Berlin. Das RKI wird zum einsamen Rufer: Ein Bundesland will das Ende der Pandemie erklären, obwohl die Corona-Gefährdung wegen BA.2 hoch ist.

Etwa fünf Millionen Bürger leiden derzeit an akuten Erkrankungen der Atemwege. Zu den mehr als 1,5 Millionen neuen Corona-Fällen zwischen dem 14. und 20. März kommt laut Wochenbericht des Robert-Koch-Instituts (RKI) hinzu, dass "zunehmend häufiger" Influenzaviren gemeldet werden, vor allem bei Kindern in Alter von fünf bis 14 Jahren.

Und so ist die Lage paradox: Während zum 2. April die meisten Corona-Auflagen wegfallen und mit Baden-Württemberg das erste Bundesland offiziell das Ende der Pandemie einläuten will, herrscht weiter ein "sehr hoher" Covid-Infektionsdruck, so das RKI.

Es macht dafür zwei Gründe aus: Einerseits "Lockerungen und Verhaltensänderungen". Die Deutschen werden nachlässiger, derweil andererseits der hochansteckende Omikron-Subtyp BA.2 das Infektionsgeschehen treibt. Sein Anteil beträgt 72 Prozent, nach zuvor rund 64 Prozent. Der Anteil aller anderen Varianten liegt unter einem Prozent.

RKI: Entwicklung hängt vom Verhalten der Bürger ab

Auf die Politik setzen die Virologen nicht. "Der weitere Verlauf der Pandemie hängt davon ab, ob sich größere Teile der Bevölkerung weiterhin verantwortungsbewusst verhalten beziehungsweise in welchem Umfang mögliche infektionsrelevante Kontakte zunehmen", heißt es im Wochenbericht.

In allen Altersgruppen sind die Sieben-Tage-Inzidenzen gestiegen, insbesondere stark bei Kindern, Jugendlichen und jungen Erwachsenen. Auch die Zahl der Arztbesuche wegen Corona nimmt zu, bei den über 80-Jährigen außerdem die schweren Krankheitsverläufe. Das RKI schätzt die Gefährdung durch Covid-19 "insgesamt als sehr hoch ein".

Impfung schützt kaum vor Omikron-Ansteckung

Ein Phänomen, das auch in anderen Ländern mit der Omikron-Variante beobachtet werde, ist die "verminderte Effektivität" der Impfung im Vergleich zu früheren Mutationen und ein "mit der Zeit weiter nachlassender Schutz" gegenüber einer symptomatischen Infektion. Aber: Es bleibt bei einem hohen Schutz der Impfstoffe vor schweren Verläufen. Deshalb betont das RKI, "die Impfung hat aufgrund ihrer hohen Wirksamkeit gegenüber einem schweren Verlauf auch bei Erkrankungen durch die Omikron-Variante nicht an Bedeutung verloren“.
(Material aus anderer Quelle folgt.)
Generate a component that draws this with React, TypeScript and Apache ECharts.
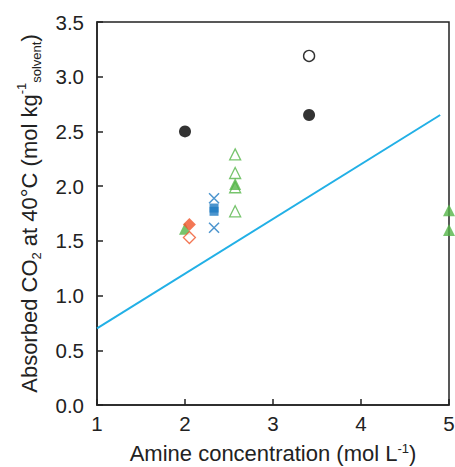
import React, { useEffect, useRef } from "react";
import * as echarts from "echarts";

const xTicks = [1, 2, 3, 4, 5];
const yTicks = [0, 0.5, 1, 1.5, 2, 2.5, 3, 3.5];

const blackFilled = [[2.0, 2.5], [3.41, 2.65]];
const blackOpen = [[3.41, 3.19]];
const redFilled = [[2.05, 1.65]];
const redOpen = [[2.05, 1.53]];
const blueSquares = [[2.33, 1.77], [2.33, 1.8]];
const blueCross = [[2.33, 1.89], [2.33, 1.62]];
const greenOpen = [[2.57, 2.29], [2.57, 2.12], [2.57, 1.99], [2.57, 1.77]];
const greenFilled = [[2.0, 1.61], [2.57, 2.02], [5.0, 1.78], [5.0, 1.6]];
const trendLine = [[1.0, 0.7], [4.9, 2.65]];

const GREEN = "#55b548";
const RED = "#f0552a";
const BLUE = "#1f7bc2";
const CYAN = "#22b0e6";
const FONT = "Liberation Sans, Arial, sans-serif";

export default function App() {
  const ref = useRef<HTMLDivElement>(null);
  useEffect(() => {
    const chart = echarts.init(ref.current!, null, { renderer: "svg" });
    const axisCommon = {
      axisLine: { show: true, onZero: false, lineStyle: { color: "#222", width: 1.5 } },
      axisTick: { show: true, inside: true, length: 6, lineStyle: { color: "#222", width: 1.5 } },
      splitLine: { show: false },
    };
    chart.setOption({
      animation: false,
      grid: {
        left: 97,
        right: 6,
        top: 22,
        bottom: 62,
        containLabel: false,
        outerBoundsMode: "none",
        show: true,
        borderColor: "#222",
        borderWidth: 1.5,
        backgroundColor: "transparent",
      },
      xAxis: {
        type: "value",
        min: xTicks[0],
        max: xTicks[xTicks.length - 1],
        interval: 1,
        ...axisCommon,
        axisLabel: { color: "#222", fontSize: 20.5, fontFamily: FONT, margin: 8 },
        name: "{a|Amine concentration (mol L}{sup|-1}{a|)}",
        nameLocation: "middle",
        nameGap: 37,
        nameTextStyle: {
          rich: {
            a: { fontSize: 22, fontFamily: FONT, color: "#222", lineHeight: 22, verticalAlign: "middle" },
            sup: { fontSize: 13, fontFamily: FONT, color: "#222", lineHeight: 14, verticalAlign: "top" },
          },
        },
      },
      yAxis: {
        type: "value",
        min: yTicks[0],
        max: yTicks[yTicks.length - 1],
        interval: 0.5,
        ...axisCommon,
        axisLabel: {
          color: "#222",
          fontSize: 20.5,
          fontFamily: FONT,
          margin: 13,
          formatter: (v: number) => v.toFixed(1),
        },
        name:
          "{a|Absorbed CO}{sub|2}{a| at 40°C (mol kg}{sup|-1}{sub|solvent}{a|)}",
        nameLocation: "middle",
        nameRotate: 90,
        nameGap: 54,
        nameTextStyle: {
          rich: {
            a: { fontSize: 22, fontFamily: FONT, color: "#222", lineHeight: 28, verticalAlign: "middle" },
            sub: { fontSize: 13, fontFamily: FONT, color: "#222", lineHeight: 15, verticalAlign: "bottom" },
            sup: { fontSize: 13, fontFamily: FONT, color: "#222", lineHeight: 15, verticalAlign: "top" },
          },
        },
      },
      series: [
        {
          type: "line",
          data: trendLine,
          symbol: "none",
          lineStyle: { color: CYAN, width: 2 },
          z: 1,
        },
        {
          type: "scatter",
          data: greenOpen,
          symbol: "triangle",
          symbolSize: 11,
          clip: false,
          itemStyle: { color: "#fff", borderColor: GREEN, borderWidth: 1.3 },
          z: 2,
        },
        {
          type: "scatter",
          data: greenFilled,
          symbol: "triangle",
          symbolSize: 12,
          clip: false,
          itemStyle: { color: GREEN },
          z: 3,
        },
        {
          type: "scatter",
          data: blueSquares,
          symbol: "rect",
          symbolSize: 9,
          clip: false,
          itemStyle: { color: BLUE },
          z: 3,
        },
        {
          type: "scatter",
          data: blueCross,
          symbol: "path://M0,0L10,10M10,0L0,10",
          symbolSize: 10,
          clip: false,
          itemStyle: { color: "none", borderColor: BLUE, borderWidth: 1.5 },
          z: 3,
        },
        {
          type: "scatter",
          data: redOpen,
          symbol: "diamond",
          symbolSize: 12,
          clip: false,
          itemStyle: { color: "#fff", borderColor: RED, borderWidth: 1.3 },
          z: 3,
        },
        {
          type: "scatter",
          data: redFilled,
          symbol: "diamond",
          symbolSize: 13,
          clip: false,
          itemStyle: { color: RED },
          z: 4,
        },
        {
          type: "scatter",
          data: blackFilled,
          symbol: "circle",
          symbolSize: 12,
          clip: false,
          itemStyle: { color: "#000" },
          z: 3,
        },
        {
          type: "scatter",
          data: blackOpen,
          symbol: "circle",
          symbolSize: 11,
          clip: false,
          itemStyle: { color: "#fff", borderColor: "#000", borderWidth: 1.4 },
          z: 3,
        },
      ],
    });
    return () => chart.dispose();
  }, []);
  return <div ref={ref} style={{ width: 455, height: 467, position: "absolute", left: 0, top: 0 }} />;
}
Das RKR rief Risikogruppen und ältere Menschen (ab 70) auf, sich mit einer zweiten Auffrischimpfung zu schützen. Allein, hochgerechnet rund 7,6 Millionen Bürgerinnen und Bürger in der Altersgruppe 18-59 Jahre und rund 2,2 Millionen in der Altersgruppe ab 60 Jahre sind noch gar nicht geimpft.

RKI: Wer geimpft ist, wird seltener zum Krankenhausfall

In der geimpften Bevölkerung lag die Inzidenz der hospitalisierten Fälle deutlich unter der Inzidenz der ungeimpften Bevölkerung. "Dabei lassen sich für die Bevölkerung mit Auffrischimpfung noch niedrigere Inzidenzen als für die grundimmunisierte Bevölkerung beobachten."

Die geschätzte Effektivität der Auffrischimpfung in Hinblick auf eine Krankenhauseinweisung beziffert das RKI für die als besonders gefährdet geltenden Menschen ab 60 Jahren mit 87 Prozent. Bei lediglich einer Grundimmunisierung betrage sie in dieser Altersgruppe 75 Prozent.

Ende der Pandemie: Corona wie eine Grippe?

Derweil wurde Gesundheitsminister Karl Lauterbach (SPD) aufgefordert, Ende April die endemische Phase zu erklären. Im Klartext: Das Ende der Pandemie. Corona wäre dann auf einer Stufe mit der Grippe,.

Ende April sei auch die Saison der Atemwegserkrankungen vorbei, erinnerte die baden-württembergische Sozialministerin Manne Lucha (Grüne) in einem Schreiben. Die vermutlichen Folgen: Keine Tests und keine Quarantäne. Im Ländle" will man schon Anfang April auch das Impfangebot herunterfahren – wegen fehlender Nachfrage.